Israel will allow BDS-backing congresswomen Omar, Tlaib to enter country
Envoy to US Ron Dermer tells ToI that waiver will be granted under controversial 2017 law allowing the lawmakers to visit the Jewish state
WASHINGTON — Israel’s Ambassador to the United States Ron Dermer said on Friday that Israel will not prevent two BDS-supporting members of Congress from entering Israel next month.
Earlier this week, Rep. Ilhan Omar, a Democrat from Minnesota, said that she would visit Israel and the West Bank with Palestinian-American Rep. Rashida Tlaib, a Democrat from Michigan, in August. Omar and Tlaib are the first female Muslim congresswomen. Both back the Boycott, Divestment and Sanctions (BDS) movement against Israel.
“Out of respect for the US Congress and the great alliance between Israel and America, we would not deny entry to any member of Congress into Israel,” Dermer told The Times of Israel in a statement.
Under a controversial law that Israel enacted in 2017, the state can prohibit any foreigner from entering the country who “knowingly issues a public call for boycotting Israel.”
Since then, the Interior and Strategic Affairs ministries have used the statute to deny visas to a handful of students, activists and artists upon their arrival to Israel.
The Foreign Ministry, however, can recommend the law be waived for visiting politicians or government officials out of diplomatic concerns.
Due to the sensitive nature and timing of Omar and Tlaib’s visit, Haaretz had reported on Wednesday that the final decision would be made by Prime Minister Benjamin Netanyahu.
The two lawmakers’ visit comes after US President Donald Trump targeted them in recent tweets, saying they — and two other freshmen liberal congresswomen, Alexandria Ocasio-Cortez of New York and Ayanna Pressley of Massachusetts — hated America and Israel and should “go back” to the “crime-infested places from which they came.” Those remarks were condemned as racist in a House resolution passed this week, largely along partisan lines.

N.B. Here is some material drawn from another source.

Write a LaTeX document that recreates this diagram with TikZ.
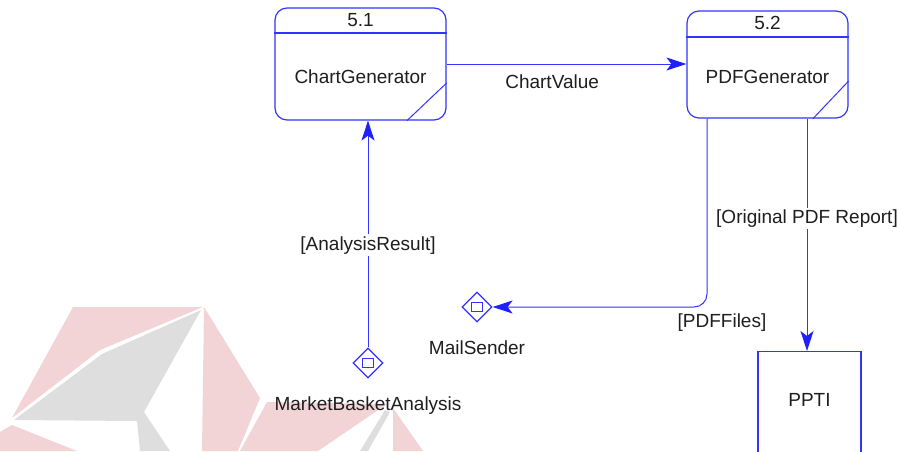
\documentclass[tikz,border=0pt]{standalone}
\usepackage{fontspec}
\setmainfont{Liberation Sans}
\usetikzlibrary{arrows.meta,shapes.geometric}

\definecolor{flowblue}{RGB}{51,51,255}
\definecolor{tipblue}{RGB}{32,32,255}
\definecolor{txtgray}{RGB}{30,30,30}
\definecolor{logopink}{RGB}{242,211,214}
\definecolor{logogray}{RGB}{222,222,222}

\begin{document}
\begin{tikzpicture}[x=0.5pt, y=-0.5pt,
    >={Stealth[length=10pt,width=6.5pt,inset=2.5pt,color=tipblue]},
    font=\fontsize{9.5}{11}\selectfont, text=txtgray,
    process/.style={draw=flowblue, line width=0.6pt, rounded corners=6pt, inner sep=0pt},
    store/.style={draw=flowblue, line width=0.6pt, diamond, minimum size=15pt, inner sep=0pt,
      path picture={\draw[flowblue, line width=0.5pt]
        ([xshift=-2.75pt,yshift=-2.25pt]path picture bounding box.center) rectangle ++(5.5pt,4.5pt);}},
    entity/.style={draw=flowblue, line width=0.6pt, inner sep=0pt, minimum width=51.5pt, minimum height=60pt},
    flow/.style={draw=flowblue, line width=0.5pt, ->},
    lbl/.style={fill=white, inner sep=1pt}]

  \clip (0,0) rectangle (899,451);

  % faded logo behind the diagram
  \fill[logopink] (73,307) -- (203,307) -- (100,350) -- (12,418) -- cycle;
  \fill[logogray] (14,420) -- (102,354) -- (201,310) -- (144,412) -- (170,451) -- (140,451) -- (137,421) -- cycle;
  \fill[logopink] (12,425) -- (77,451) -- (0,451) -- (0,432) -- cycle;
  \fill[logopink] (204,307) -- (260,398) -- (238,451) -- (202,451) -- cycle;
  \fill[logopink] (267,402) -- (387,404) -- (318,451) -- (240,451) -- cycle;
  \fill[logogray] (385,410) -- (390,412) -- (368,451) -- (360,451) -- cycle;
  \fill[logopink] (393,408) -- (423,451) -- (393,451) -- cycle;

  % processes
  \node[process, minimum width=85.5pt, minimum height=56pt] (cg) at (360.5,64) {};
  \draw[flowblue, line width=0.6pt] (cg.west |- 0,33) -- (cg.east |- 0,33);
  \draw[flowblue, line width=0.5pt] (cg.east |- 0,83) -- (407,0 |- cg.south);
  \node (cgnum) at (360.5,20) {5.1};
  \node (cgname) at (360.5,77) {ChartGenerator};

  \node[process, minimum width=80.5pt, minimum height=53.5pt] (pg) at (767.5,64.5) {};
  \draw[flowblue, line width=0.6pt] (pg.west |- 0,37) -- (pg.east |- 0,37);
  \draw[flowblue, line width=0.5pt] (pg.east |- 0,81) -- (813,0 |- pg.south);
  \node (pgnum) at (767.5,23) {5.2};
  \node (pgname) at (767.5,77) {PDFGenerator};

  % stores and entity
  \node[store] (mba) at (368,363) {};
  \node (mbaname) at (368,406) {MarketBasketAnalysis};
  \node[store] (ms) at (477,307) {};
  \node (msname) at (477,348) {MailSender};
  \node[entity, anchor=north] (ppti) at (809.5,351) {};
  \node (pptiname) at (809.5,400) {PPTI};

  % flows
  \draw[flow] (cg.east) -- (pg.west |- cg.east) node[pos=0.44, below=2pt] {ChartValue};
  \draw[flow] (mba.north) -- (mba.north |- cg.south) node[pos=0.45, lbl] {[AnalysisResult]};
  \draw[flow, rounded corners=6.5pt] (707,0 |- pg.south) |- (ms.east)
    node[pos=0.5, below, xshift=7.5pt] {[PDFFiles]};
  \draw[flow] (807,0 |- pg.south) -- (807,0 |- ppti.north) node[pos=0.43, lbl] {[Original PDF Report]};
\end{tikzpicture}
\end{document}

Omar on Tuesday introduced a resolution, co-sponsored by Tlaib, ostensibly aimed at pushing back against laws seeking to clamp down on boycotts of Israel. The resolution, which does not explicitly mention Israel or the Palestinians, affirms the right of Americans to participate in boycotts as an expression of free speech under the First Amendment, citing boycott movements against Nazi Germany, the USSR and apartheid South Africa.
It currently has three sponsors — Omar, Tlaib and Democratic Georgia Rep. John Lewis, an icon of the Civil Rights movement who marched on Selma.

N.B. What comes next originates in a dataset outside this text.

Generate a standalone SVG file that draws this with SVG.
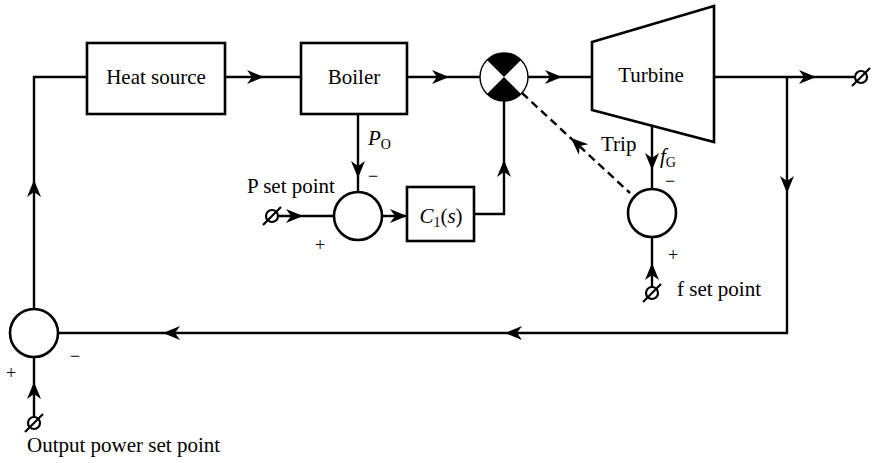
<svg xmlns="http://www.w3.org/2000/svg" xmlns:xlink="http://www.w3.org/1999/xlink" width="875" height="463" viewBox="0 0 875 463">
<style>
.ln{stroke:#000;stroke-width:2.4;fill:none}
.bx{stroke:#000;stroke-width:2.6;fill:#fff}
.dash{stroke:#000;stroke-width:2.4;fill:none;stroke-dasharray:8,5}
.t{font-family:"Liberation Serif","Times New Roman",serif;font-size:21px;fill:#000}
.s{font-family:"Liberation Serif","Times New Roman",serif;font-size:18px;fill:#000}
.sub{font-size:14px}
.i{font-style:italic}
</style>
<defs>
<path id="ah" d="M0,0 L-17,-7 L-12,0 L-17,7 Z" fill="#000"/>
<g id="term"><circle r="6" fill="#fff" stroke="#000" stroke-width="2.2"/><line x1="-9" y1="9" x2="9" y2="-9" stroke="#000" stroke-width="2.2"/></g>
</defs>

<g id="connectors">
<polyline class="ln" points="34,309 34,77 87,77"/>
<line class="ln" x1="225" y1="77" x2="301" y2="77"/>
<line class="ln" x1="407" y1="77" x2="480" y2="77"/>
<line class="ln" x1="528" y1="77" x2="592" y2="77"/>
<line class="ln" x1="714" y1="77" x2="855" y2="77"/>
<polyline class="ln" points="787,77 787,333 58,333"/>
<line class="ln" x1="34" y1="357" x2="34" y2="417"/>
<line class="ln" x1="358" y1="114" x2="358" y2="192"/>
<line class="ln" x1="278" y1="216" x2="334" y2="216"/>
<line class="ln" x1="382" y1="216" x2="407" y2="216"/>
<polyline class="ln" points="474,214 504,214 504,101"/>
<line class="ln" x1="652" y1="126" x2="652" y2="189"/>
<line class="ln" x1="652" y1="237" x2="652" y2="287"/>
<line class="dash" x1="522" y1="93" x2="630" y2="193"/>
<use xlink:href="#ah" transform="translate(264,77)"/>
<use xlink:href="#ah" transform="translate(449,77)"/>
<use xlink:href="#ah" transform="translate(562,77)"/>
<use xlink:href="#ah" transform="translate(816,77)"/>
<use xlink:href="#ah" transform="translate(787,193) rotate(90)"/>
<use xlink:href="#ah" transform="translate(505,333) rotate(180)"/>
<use xlink:href="#ah" transform="translate(163,333) rotate(180)"/>
<use xlink:href="#ah" transform="translate(34,180) rotate(-90)"/>
<use xlink:href="#ah" transform="translate(34,382) rotate(-90)"/>
<use xlink:href="#ah" transform="translate(358,178) rotate(90)"/>
<use xlink:href="#ah" transform="translate(303,216)"/>
<use xlink:href="#ah" transform="translate(407,216)"/>
<use xlink:href="#ah" transform="translate(504,160) rotate(-90)"/>
<use xlink:href="#ah" transform="translate(652,170) rotate(90)"/>
<use xlink:href="#ah" transform="translate(652,263) rotate(-90)"/>
<use xlink:href="#ah" transform="translate(571,138) rotate(-137.4)"/>
</g>

<g id="heat-source">
<rect class="bx" x="87" y="43" width="138" height="71"/>
<text class="t" x="156" y="84" text-anchor="middle">Heat source</text>
</g>
<g id="boiler">
<rect class="bx" x="301" y="43" width="106" height="71"/>
<text class="t" x="354" y="84" text-anchor="middle">Boiler</text>
</g>
<g id="valve">
<circle cx="504" cy="77" r="24" fill="#fff" stroke="#000" stroke-width="1.4"/>
<path d="M504,77 L487.03,60.03 A24,24 0 0 1 520.97,60.03 Z" fill="#000"/>
<path d="M504,77 L520.97,93.97 A24,24 0 0 1 487.03,93.97 Z" fill="#000"/>
</g>
<g id="turbine">
<polygon class="bx" points="592,42 714,6 714,142 592,110"/>
<text class="t" x="651" y="82" text-anchor="middle">Turbine</text>
</g>
<g id="sum-p">
<circle class="bx" cx="358" cy="216" r="24"/>
</g>
<g id="c1">
<rect class="bx" x="407" y="187" width="67" height="54"/>
<text class="t" x="441" y="223" text-anchor="middle"><tspan class="i">C</tspan><tspan class="sub" dy="4">1</tspan><tspan dy="-4">(</tspan><tspan class="i">s</tspan>)</text>
</g>
<g id="sum-f">
<circle class="bx" cx="652" cy="213" r="24"/>
</g>
<g id="sum-out">
<circle class="bx" cx="34" cy="333" r="24"/>
</g>
<g id="terminals">
<use xlink:href="#term" transform="translate(861,77)"/>
<use xlink:href="#term" transform="translate(272,216)"/>
<use xlink:href="#term" transform="translate(652,293)"/>
<use xlink:href="#term" transform="translate(34,423)"/>
</g>
<g id="labels">
<text class="t" x="368" y="145"><tspan class="i">P</tspan><tspan class="sub" dy="4">O</tspan></text>
<text class="s" x="373" y="182" text-anchor="middle">−</text>
<text class="s" x="320" y="251" text-anchor="middle">+</text>
<text class="t" x="247" y="193">P set point</text>
<text class="t" x="601" y="151">Trip</text>
<text class="t" x="660" y="163"><tspan class="i">f</tspan><tspan class="sub" dy="4">G</tspan></text>
<text class="s" x="670" y="187" text-anchor="middle">−</text>
<text class="s" x="673" y="261" text-anchor="middle">+</text>
<text class="t" x="677" y="296">f set point</text>
<text class="s" x="75" y="362" text-anchor="middle">−</text>
<text class="s" x="11" y="379" text-anchor="middle">+</text>
<text class="t" x="27" y="452">Output power set point</text>
</g>
</svg>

Omar, Tlaib and other BDS supporters say that in urging businesses, artists and universities to sever ties with Israel, they are using nonviolent means to oppose unjust policies toward Palestinians. Israel counters that the movement masks its motivation to delegitimize or destroy the Jewish state.
Both Omar and Tlaib have been frequent sources of controversy since their ascension to Capitol Hill earlier this year.
Omar was accused of anti-Semitism in February after she said that American support for Israel was driven by money from the powerful pro-Israel lobbying group AIPAC. In May, Tlaib sparked a similar firestorm after she claimed her Palestinian ancestors “had to suffer” for the Jews to have a safe haven in the wake of the Holocaust.
Omar has said she supports a two-state solution to the Israeli-Palestinian conflict; Tlaib, however, has advocated for a single-state outcome.